Friday,   14-Jan-2022   03:58 PM (IST)

The Indian rupee ended the session lower at 74.15/16 levels compared to its opening at 74.0450/0550 levels after touching the low of 74.21/22 levels on foreign banks’ dollar purchases and as regional equities slumped after more Federal Reserve officials signalled an interest rate liftoff by March. Rupee traded in the range of 74.0450-74.21 levels today. The unit has been flattish over the last two trading sessions amid rumours of intervention from the Reserve Bank of India. Asian currencies were mixed. India's trade deficit in December was at $21.68 billion. India’s sovereign bond yields were higher, as traders awaited the cutoff for the new 10-year note at an auction today that may see another devolvement. Benchmark indices staged a smart-recovery during the second half of the trading session, led by healthy buying in metal and PSU bank stocks, to end the day flat on Friday. The BSE Sensex index closed at 61,223, down 12 points or 0.02 per cent. NSE Nifty ended 2 points down at 18,256 level. In the forward segment 1mth, 3mth and 6mth annualized premia ended the day at 3.64%, 4.53% and 4.79% respectively.

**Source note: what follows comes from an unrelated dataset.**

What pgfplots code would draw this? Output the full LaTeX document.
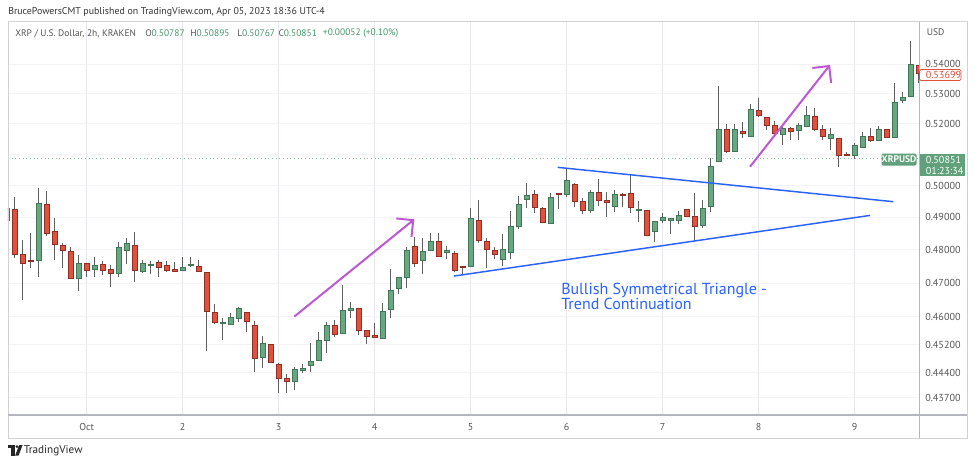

The U.S. dollar fell for a fourth consecutive day on Friday to its lowest in more than two months as investors took the view that most of the recent hawkishness from the U.S. central bank has already been priced in. With hedge fund positioning holding close to the highest since early 2020 and terminal U.S. rate pricing signalling peak rates at below 2%, far below the highs of previous Federal Reserve rate cycles, investors took profits on long dollar bets. On Friday, the greenback slipped 0.2% to 94.62 against a basket of currencies, its lowest since early November. On a weekly basis, it is set to weaken 1.11%, its biggest drop since December 2020. On Thursday, it fell below a 100 day moving average for the first time since June 2021. Against its rivals, the dollar's losses were most pronounced versus the Japanese yen and the Chinese Yuan, against which it declined 0.4% and 0.3% respectively. While the safe-haven yen benefited from weakness in global stocks, a Reuters report that the Bank of Japan is deliberating how it can start telegraphing an eventual rate increase sent the Australian dollar and U.S. Treasury yields lower, which also weighed on the greenback. The dollar's doldrums have escalated this week even as U.S. interest rate futures have all but locked in four rate rises this year. But longer-dated yields have fallen slightly on hawkish comments from Fed officials about reducing the bank's balance sheet with Fed fund futures signalling U.S. interest rates will peak by mid-2023. The euro is up more than 1% for the week so far and has punched out of a range it has held since late November, hitting its highest since Nov. 11 at $1.1483. Positioning data on trading platform IG showed traders were largely neutral. Sterling gained, defying a political crisis threatening Prime Minister Boris Johnson's position, with the pound heading for a fourth consecutive weekly gain of more than 0.5%. It was last bought at $1.3730.